The Frogmarch

"I've got to pull up my stakes and roll, man." --Jean-Jacques Libris de Kerouac

Sunday, October 29, 2006

It's Hard Out Here for a Pope

Yeah, no new content for a week--I've been putting in late nights at work, with two projects coming to deadline at once. I got through it, though, and next week starts the Toussaints (All Saint's Day) holiday in France, which serves as an excuse for a weeklong fall break for schools. So with Boog out of school, I'm going to take a few days off next week so we can go up to Vezelay, a hilltop village in Burgundy with an 8th-century basilica that (allegedly) holds relics of Mary Magdalene. How did chunks of a saint allegedly get from Jerusalem to backwoods France 1200 years ago? Long story.

Anyway, I never got around to posting some photos of our day trip down to Provence. So here you go. Avignon is the largest town in Provence, and serves as a gateway to the small towns, hills, and lavender fields that give rise to romantic fantasies and Peter Mayle novels. If you remember your Western Civ 101, it was also the site of the papal seat during the 14th-century Avignon papacy, when things got a little hairy in Rome. So Avignon is a fortified town with an elaborate papal palace, in addition to the famous bridge (first pic).

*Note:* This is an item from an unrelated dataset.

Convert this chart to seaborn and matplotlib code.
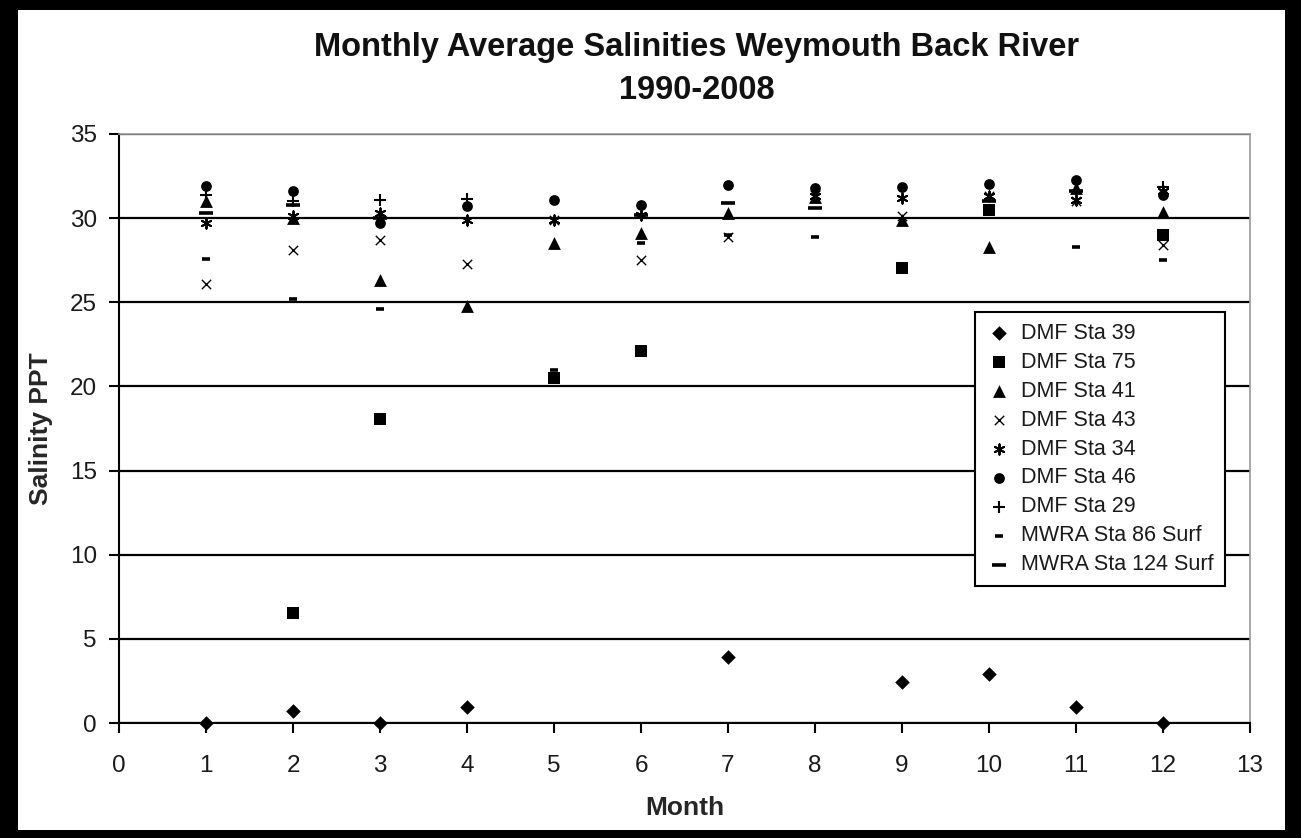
import numpy as np
import pandas as pd
import matplotlib
matplotlib.use("Agg")
import matplotlib.pyplot as plt
from matplotlib.patches import Rectangle
import seaborn as sns

nan = np.nan

months = list(range(1, 13))

sta39 = [0.0, 0.73, 0.0, 0.98, nan, nan, 3.9, nan, 2.42, 2.93, 0.98, 0.0]
sta75 = [nan, 6.56, 18.05, nan, 20.5, 22.1, nan, nan, 27.05, 30.5, nan, 29.0]
sta41 = [31.0, 30.0, 26.35, 24.75, 28.55, 29.1, 30.3, 31.25, 29.9, 28.3, 31.8, 30.35]
sta43 = [26.1, 28.1, 28.7, 27.3, 29.9, 27.5, 28.85, 31.4, 30.1, 31.3, 31.0, 28.4]
sta34 = [29.7, 30.1, 30.3, 29.9, 29.9, 30.2, nan, 31.3, 31.2, 31.3, 31.1, 31.6]
sta46 = [31.9, 31.6, 29.7, 30.7, 31.1, 30.8, 31.95, 31.8, 31.85, 32.0, 32.25, 31.35]
sta29 = [31.4, 31.0, 31.1, 31.15, nan, nan, nan, nan, nan, nan, nan, 31.85]
mwra86 = [27.55, 25.2, 24.6, nan, 21.0, 28.55, 29.0, 28.9, nan, nan, 28.3, 27.5]
mwra124 = [30.3, 30.8, 30.0, nan, nan, 30.2, 30.9, 30.6, nan, 31.0, 31.6, nan]

station_names = ["DMF Sta 39", "DMF Sta 75", "DMF Sta 41", "DMF Sta 43",
                 "DMF Sta 34", "DMF Sta 46", "DMF Sta 29",
                 "MWRA Sta 86 Surf", "MWRA Sta 124 Surf"]
station_values = [sta39, sta75, sta41, sta43, sta34, sta46, sta29, mwra86, mwra124]

x_ticks = list(range(0, 14))
y_ticks = list(range(0, 36, 5))

title_text = "Monthly Average Salinities Weymouth Back River\n1990-2008"
x_label = "Month"
y_label = "Salinity PPT"

df = pd.DataFrame({
    "Month": np.tile(months, len(station_names)),
    "Salinity": np.concatenate(station_values),
    "Station": np.repeat(station_names, len(months)),
})

# marker, size (pt^2), edge line width
marker_styles = {
    "DMF Sta 39": ("D", 55, 0),
    "DMF Sta 75": ("s", 75, 0),
    "DMF Sta 41": ("^", 85, 0),
    "DMF Sta 43": ("x", 45, 1.0),
    "DMF Sta 34": ((6, 2, 0), 55, 1.4),
    "DMF Sta 46": ("o", 60, 0),
    "DMF Sta 29": ("+", 65, 1.5),
    "MWRA Sta 86 Surf": ("_", 32, 2.6),
    "MWRA Sta 124 Surf": ("_", 100, 2.6),
}

sns.set_theme(style="ticks")
plt.rcParams["font.family"] = ["Liberation Sans", "DejaVu Sans"]

fig = plt.figure(figsize=(13.01, 8.38), dpi=100)
fig.patch.set_facecolor("black")
fig.add_artist(Rectangle((18 / 1301, 8 / 838), (1285 - 18) / 1301, (838 - 18) / 838,
                         transform=fig.transFigure, facecolor="white",
                         edgecolor="none", zorder=-5))

ax = fig.add_axes([119 / 1301, 1 - 723 / 838, (1250 - 119) / 1301, (723 - 134) / 838])
ax.set_facecolor("white")

for name in station_names:
    mk, sz, lw = marker_styles[name]
    sub = df[df["Station"] == name].dropna()
    if lw == 0:
        sns.scatterplot(data=sub, x="Month", y="Salinity", ax=ax, marker=mk, s=sz,
                        color="black", linewidth=0, label=name, zorder=3,
                        clip_on=False)
    else:
        sns.scatterplot(data=sub, x="Month", y="Salinity", ax=ax, marker=mk, s=sz,
                        color="black", edgecolor="black", linewidth=lw,
                        label=name, zorder=3, clip_on=False)

ax.set_xlim(0, 13)
ax.set_ylim(0, 35)
ax.set_xticks(x_ticks)
ax.set_yticks(y_ticks)
ax.yaxis.grid(True, color="black", linewidth=1.6)
ax.set_axisbelow(True)

for side in ("left", "bottom"):
    ax.spines[side].set_color("black")
    ax.spines[side].set_linewidth(1.5)
for side in ("top", "right"):
    ax.spines[side].set_visible(True)
    ax.spines[side].set_color("#9a9a9a")
    ax.spines[side].set_linewidth(1.2)

ax.tick_params(axis="both", direction="out", length=7, width=1.5, color="black",
               labelsize=17.5, labelcolor="#1a1a1a")
ax.tick_params(axis="x", pad=16)
ax.tick_params(axis="y", pad=9)

ax.set_xlabel(x_label, fontsize=19, fontweight="bold", labelpad=14)
ax.set_ylabel(y_label, fontsize=19, fontweight="bold", labelpad=12)

fig.text(697 / 1301, 1 - 69 / 838, title_text, ha="center", va="center",
         fontsize=23.5, fontweight="bold", linespacing=1.5, color="#111111")

leg = ax.legend(loc="upper left", bbox_to_anchor=(0.757, 0.698), fontsize=15.5,
                frameon=True, fancybox=False, edgecolor="black", framealpha=1,
                handlelength=1.2, handletextpad=0.45, labelspacing=0.37,
                borderpad=0.5, borderaxespad=0)
leg.get_frame().set_linewidth(1.5)
for t in leg.get_texts():
    t.set_color("#1a1a1a")

fig.savefig("out.png", dpi=100, facecolor=fig.get_facecolor())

Jam-packed with tourists, too. I do my best not to be grouped as one of these, but when I'm schlepping around some historic site or another with my camera and Lonely Planet guide, it's hard to maintain that my apartment in Lyon qualifies me as a local. I was buying an absinthe spoon (more on that in a later post) in a shop just off the Avignon palace square when the shopkeeper asked where I was from.
"Um, I live in Lyon."
"Your accent is not quite Lyonnais," she said with a laugh.

We left Avignon and headed east into the Luberon region of Provence, where the temperate flora and fauna and green hills of central France give way to Mediterranean scrub and bright sun.

Gordes is a small town built rather spectacularly on the top and sides of a very steep hill. Approaching from the valley, it has something of the appearance of an Anasazi cliff dwelling. After nearly becoming a ghost town in the early 20th century, it became something of an enclave for artist types and wealthy Britons. That hasn't led to extensive exploitation, fortunately, though we heard more people speaking English here than anywhere else we've been in France so far.

Like a number of the villages we've been to here, there is the problem of where to point the camera to capture the overall charm of a place with no obvious "hey, look at this" focal point. Hence lots of pictures of "some houses" or "a street".

Thus presented here without additional comment. I've also just been handed a crying baby.